-- DATASET CONTENT --

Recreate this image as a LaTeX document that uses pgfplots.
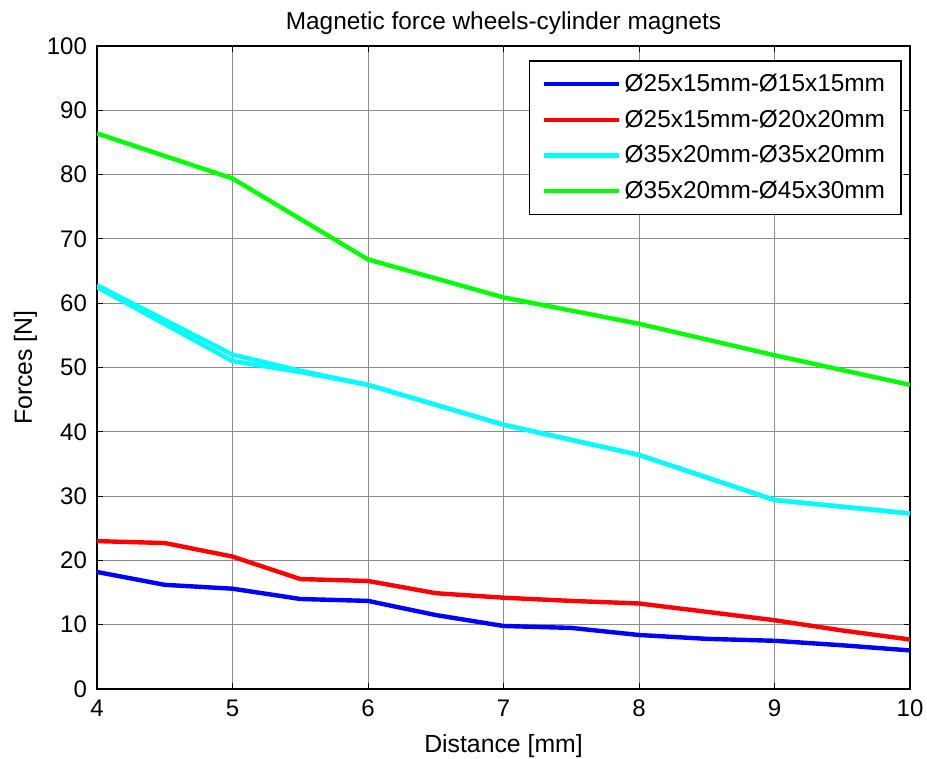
\documentclass[border=0pt]{standalone}
\usepackage{fontspec}
\setmainfont{Liberation Sans}
\usepackage{pgfplots}
\pgfplotsset{compat=1.18}
\definecolor{mblue}{RGB}{0,0,255}
\definecolor{mred}{RGB}{255,0,0}
\definecolor{mcyan}{RGB}{0,255,255}
\definecolor{mgreen}{RGB}{0,255,0}
\begin{document}
\begin{tikzpicture}
\begin{axis}[
  scale only axis,
  width=406.5pt, height=321.5pt,
  xmin=4, xmax=10, ymin=0, ymax=100,
  xtick={4,5,...,10}, ytick={0,10,...,100},
  tick align=inside, tick pos=both,
  major tick length=3pt,
  tick style={black, line width=0.5pt},
  axis line style={black, line width=0.8pt},
  grid=major,
  major grid style={black!45, line width=0.5pt},
  /pgf/number format/assume math mode=true,
  tick label style={font=\fontsize{12}{14}\selectfont},
  xticklabel style={yshift=-2pt},
  yticklabel style={xshift=-1.5pt},
  title={Magnetic force wheels-cylinder magnets},
  every axis title/.style={at={(axis description cs:0.5,1.0264)}, anchor=base, font=\fontsize{12.2}{14}\selectfont},
  xlabel={Distance [mm]},
  xlabel style={at={(axis description cs:0.5,-0.098)}, anchor=base, font=\fontsize{12.4}{14}\selectfont},
  ylabel={Forces [N]},
  ylabel style={at={(axis description cs:-0.0802,0.5)}, anchor=base, rotate=0, font=\fontsize{12.4}{14}\selectfont},
  legend style={at={(axis description cs:0.990,0.978)}, anchor=north east,
    draw=black, line width=0.8pt, fill=white,
    font=\fontsize{12.2}{14}\selectfont,
    inner xsep=6pt, inner ysep=4.5pt,
    row sep=3.6pt,
    cells={anchor=west}},
  legend image code/.code={\draw[#1, line width=2.2pt] (0pt,0pt) -- (37.5pt,0pt);},
]
\addplot[mblue, line width=2.2pt] coordinates {
(4,18.2) (4.5,16.2) (5,15.6) (5.5,14.0) (6,13.7) (6.5,11.5) (7,9.8) (7.5,9.5) (8,8.4) (8.5,7.8) (9,7.5) (9.5,6.8) (10,6.0)};
\addlegendentry{Ø25x15mm-Ø15x15mm}
\addplot[mred, line width=2.2pt] coordinates {
(4,23.0) (4.5,22.7) (5,20.6) (5.5,17.1) (6,16.8) (6.5,14.9) (7,14.2) (7.5,13.7) (8,13.3) (8.5,12.0) (9,10.7) (9.5,9.1) (10,7.7)};
\addlegendentry{Ø25x15mm-Ø20x20mm}
\addplot[mcyan, line width=2.2pt] coordinates {
(4,62.8) (5,52.0) (5.5,49.5) (6,47.3) (7,41.1) (8,36.4) (9,29.4) (10,27.3)};
\addlegendentry{Ø35x20mm-Ø35x20mm}
\addplot[mgreen, line width=2.2pt] coordinates {
(4,86.4) (5,79.4) (6,66.8) (7,60.9) (8,56.8) (9,51.9) (10,47.3)};
\addlegendentry{Ø35x20mm-Ø45x30mm}
\addplot[mcyan, line width=2.2pt, forget plot] coordinates {
(4,62.5) (5,51.0) (5.5,49.3) (6,47.3) (7,41.1) (8,36.4) (9,29.4) (10,27.3)};
\end{axis}
\pgfresetboundingbox
\path (current axis.south west) ++(-48.5pt,-34.5pt) rectangle ([shift={(8.5pt,23pt)}]current axis.north east);
\end{tikzpicture}
\end{document}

-- SHORT TASK --
Count how many lines in the data contain the word "image", giving the number without comment.

-- TASK SOLUTION --
2